Another pressure point is whether federal rules should preempt the patchwork of state licensing regimes. Crypto firms generally want one national framework. Some state regulators want to keep their turf. Barr's stance suggests the Fed is not eager to leave systemically relevant dollar substitutes under fragmented supervision.
The market has changed since the early stablecoin fights
The policy subtext is clear. Washington is trying to separate legitimate payment stablecoins from structures that borrow the label without the substance. Barr is effectively saying the label itself is not enough.
Why crypto firms may not hate this as much as they say
Publicly, many in crypto bristle at heavier oversight. Privately, the bigger players often want it, or at least want a version that blesses their business model and freezes out weaker rivals. Clear federal rules could lower banking friction, improve institutional adoption, and make it easier for stablecoins to plug into mainstream payment channels.
That is where Barr's comments matter. He is helping define the baseline assumption in D.C.: stablecoins are not just software, they are money-like liabilities.

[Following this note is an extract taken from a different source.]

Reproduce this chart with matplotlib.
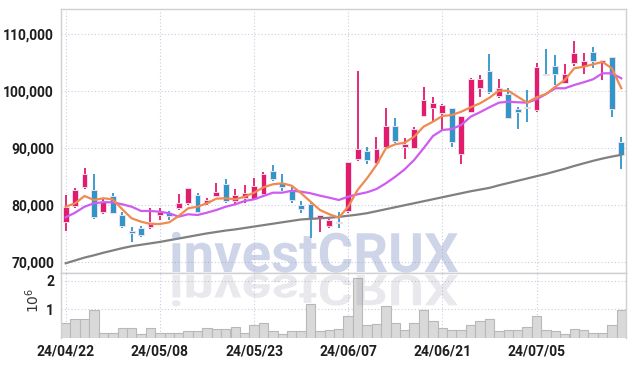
import numpy as np
import matplotlib

matplotlib.use("Agg")
import matplotlib.pyplot as plt
from matplotlib.textpath import TextPath
from matplotlib.patches import PathPatch
from matplotlib.font_manager import FontProperties
from matplotlib.transforms import Affine2D

# daily OHLC (KRW)
OPENS = [77050, 79870, 83200, 82630, 78810, 81570, 78230, 75370, 75950, 76180,
         78180, 78530, 79520, 80290, 81750, 80290, 81630, 83680, 80750, 81270,
         80990, 81920, 85960, 83910, 82500, 79990, 80170, 77650, 76350, 77060,
         78990, 88030, 89480, 87420, 90230, 93870, 90130, 89950, 95680, 97090,
         96210, 96980, 88950, 96380, 100500, 103530, 99140, 99490, 96910, 97210,
         96680, 103060, 104470, 101480, 104890, 104410, 106820, 105060, 105990, 91070]
HIGHS = [81750, 82980, 86440, 85380, 81270, 82100, 78810, 76180, 76350, 79520,
         79410, 78990, 81870, 82980, 82150, 81170, 83800, 84510, 82750, 83510,
         84680, 85840, 87020, 85440, 83210, 80750, 80410, 78230, 77480, 78810,
         87600, 103590, 90230, 91990, 96980, 95220, 91710, 93750, 100670, 98910,
         97740, 96980, 95630, 102250, 102830, 106470, 102080, 100500, 97260, 100200,
         104890, 107350, 106350, 104770, 108860, 106750, 107700, 105470, 105990, 91890]
LOWS = [75500, 79520, 82750, 77480, 78410, 78410, 75900, 73540, 74420, 75720,
        77350, 77350, 79110, 80000, 78530, 80000, 81450, 80410, 80170, 80410,
        80870, 81570, 84260, 82500, 80410, 78640, 74140, 75300, 75900, 75900,
        78530, 87780, 87190, 87320, 90130, 90940, 88030, 89790, 95510, 94630,
        93170, 90230, 87190, 96100, 99020, 99490, 98740, 95330, 93290, 94630,
        96380, 102830, 101070, 101480, 104410, 103010, 104010, 101950, 95400, 86300]
CLOSES = [79700, 82630, 85440, 77830, 80690, 78640, 76350, 75020, 74770, 77000,
          78760, 78060, 80290, 82980, 78810, 80870, 82280, 80750, 81750, 82150,
          83330, 85440, 84560, 83210, 80870, 79290, 77530, 78230, 77350, 76780,
          87490, 89840, 87900, 89830, 93870, 91240, 90710, 93340, 98440, 97860,
          97560, 91110, 95630, 102080, 102080, 99790, 100500, 95330, 96380, 97090,
          104290, 102880, 103010, 103010, 106750, 105290, 105340, 105470, 96910, 88830]

# moving averages as drawn
MA5 = [79700, 80290, 81570, 80870, 81170, 80990, 79240, 77650, 77060, 76650,
       76650, 76950, 78060, 79410, 79690, 80290, 81100, 81170, 80990, 81450,
       82150, 83100, 83630, 83800, 83380, 82050, 80570, 79110, 78360, 77760,
       79700, 82640, 84680, 87020, 89950, 90660, 90940, 91990, 93750, 94630,
       95630, 95800, 96380, 97160, 97860, 98840, 100070, 100070, 99020, 97970,
       98910, 99490, 100780, 101950, 104010, 104290, 104710, 105120, 104010, 100500]
MA20 = [77830, 78640, 79690, 80290, 80470, 80470, 80110, 79690, 78940, 78940,
        78810, 78530, 77940, 78360, 78230, 78640, 79110, 79690, 80110, 80690,
        80990, 81570, 82150, 82150, 82500, 82330, 82050, 81630, 81270, 80870,
        81450, 81870, 82220, 82800, 83800, 84960, 86260, 87900, 89950, 92110,
        93170, 93340, 94050, 95500, 96300, 97160, 97970, 98140, 98040, 97970,
        98560, 99490, 100500, 100500, 101070, 101550, 102080, 103130, 103130, 102250]
MA120 = [69750, 70250, 70750, 71150, 71600, 72000, 72400, 72750, 73000, 73250,
         73500, 73800, 74100, 74400, 74700, 75000, 75250, 75500, 75700, 75950,
         76200, 76450, 76700, 76950, 77200, 77450, 77550, 77650, 77750, 77900,
         78100, 78300, 78550, 78900, 79250, 79600, 79950, 80300, 80650, 81000,
         81350, 81700, 82050, 82400, 82700, 83000, 83450, 83850, 84250, 84650,
         85050, 85450, 85900, 86350, 86850, 87300, 87750, 88150, 88500, 88800]

# volume in millions of shares
VOLUME = [0.51, 0.65, 0.65, 0.98, 0.19, 0.19, 0.36, 0.36, 0.15, 0.36,
          0.19, 0.19, 0.19, 0.24, 0.24, 0.36, 0.33, 0.33, 0.40, 0.19,
          0.45, 0.51, 0.26, 0.13, 0.26, 0.26, 1.21, 0.24, 0.27, 0.33,
          0.76, 2.09, 0.45, 0.48, 1.12, 0.51, 0.29, 0.54, 0.98, 0.58,
          0.36, 0.27, 0.29, 0.44, 0.58, 0.68, 0.24, 0.29, 0.29, 0.40,
          0.76, 0.27, 0.24, 0.15, 0.33, 0.29, 0.19, 0.19, 0.47, 0.98]

DATE_IDX = [0, 10, 20, 30, 40, 50]
DATE_LABELS = ["24/04/22", "24/05/08", "24/05/23", "24/06/07", "24/06/21", "24/07/05"]
PRICE_TICKS = [70000, 80000, 90000, 100000, 110000]

RED = "#e31b6d"
BLUE = "#2f96c9"
GRID = dict(color="#c9cce0", linestyle=(0, (1, 2)), linewidth=0.8)
TICK_FONT = dict(family="Roboto", size=10, weight="bold", color="#1e1e1e")

W, H = 634, 366
fig = plt.figure(figsize=(W / 100, H / 100), dpi=100)
ax = fig.add_axes([61 / W, 1 - 273 / H, 565 / W, 264 / H])
axv = fig.add_axes([61 / W, 1 - 338 / H, 565 / W, 65 / H], sharex=ax)

o = np.array(OPENS, float)
c = np.array(CLOSES, float)
x = np.arange(len(o))
colors = np.where(c >= o, RED, BLUE)

# candles
ax.vlines(x, LOWS, HIGHS, colors=colors, linewidth=1.3, zorder=3)
ax.bar(x, np.maximum(np.abs(c - o), 150), 0.62, bottom=np.minimum(o, c),
       color=colors, edgecolor="#f2dcea", linewidth=0.7, zorder=4)

ax.plot(x, MA120, color="#808080", lw=1.6, zorder=5)
ax.plot(x, MA20, color="#cf5cf0", lw=1.6, zorder=5)
ax.plot(x, MA5, color="#ef8a50", lw=1.6, zorder=6)

ax.set_xlim(-0.5, len(o) - 0.5)
ax.set_ylim(68040, 114430)
ax.set_yticks(PRICE_TICKS)
ax.set_yticklabels([f"{v:,}" for v in PRICE_TICKS], **TICK_FONT)
ax.set_xticks(DATE_IDX)
ax.tick_params(axis="x", labelbottom=False, length=0)
ax.tick_params(axis="y", length=0, pad=5)
ax.grid(True, **GRID)

# volume
axv.bar(x, VOLUME, 1.0, color="#d9d9d9", edgecolor="#b8b8b8", linewidth=0.8, zorder=2)
axv.set_ylim(0, 2.28)
axv.set_yticks([1, 2])
axv.set_yticklabels(["1", "2"], **TICK_FONT)
axv.set_xticks(DATE_IDX)
axv.set_xticklabels(DATE_LABELS, **TICK_FONT)
axv.tick_params(length=0, pad=5)
axv.grid(True, **GRID)
fig.text(33 / W, 1 - 300 / H, "$10^6$", rotation=90, ha="center", va="center",
         fontsize=10, color="#333333")

for a in (ax, axv):
    for s in a.spines.values():
        s.set_color("#d0d0d0")
        s.set_linewidth(1.0)
axv.spines["bottom"].set_visible(False)

# watermark and its reflection
fp = FontProperties(family="Roboto", weight="bold")
tp = TextPath((0, 0), "investCRUX", size=100, prop=fp)
ext = tp.get_extents()
sx = 286 / ext.width
to_fig = Affine2D().scale(1 / W, 1 / H) + fig.transFigure
wm = PathPatch(tp, facecolor="#8797c6", edgecolor="none", alpha=0.4, zorder=10,
               transform=Affine2D().translate(-ext.x0, 0).scale(sx, sx)
               .translate(172, H - 272) + to_fig)
rf = PathPatch(tp, facecolor="#9090a8", edgecolor="none", alpha=0.2, zorder=10,
               transform=Affine2D().translate(-ext.x0, 0).scale(sx, -sx * 0.78)
               .translate(172, H - 275) + to_fig)
fig.add_artist(wm)
fig.add_artist(rf)

fig.savefig("out.png", dpi=100)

Once that premise sticks, the compliance bar rises fast.
What this means for the next phase of U.S. crypto policy
Stablecoin legislation has long been pitched as the easiest part of crypto regulation, the low-hanging fruit compared with market structure reform. Barr's warning reinforces that stablecoins may be the first major category to get a durable federal rulebook precisely because policymakers see them as both useful and risky.
If lawmakers move ahead with a framework aligned with Barr's concerns, expect the winners to be large issuers with deep reserve management, strong banking relationships, and the budget to handle examinations and reporting. Smaller operators, especially those leaning on loose disclosures or more creative reserve setups, could get squeezed out.
What to watch next
The key question is whether Barr's warning turns into binding federal standards or just another well-received speech. Watch for concrete movement from U.S. agencies and lawmakers on issuer licensing, reserve rules, redemption rights, and the bank versus non-bank divide.
If Washington settles on a clear national framework, expect stablecoin adoption to deepen and market share to consolidate around compliant giants. If the process stalls or fractures into mixed federal and state rules, expect more lobbying, more legal ambiguity, and more liquidity clustering around the issuers traders already trust when stress hits.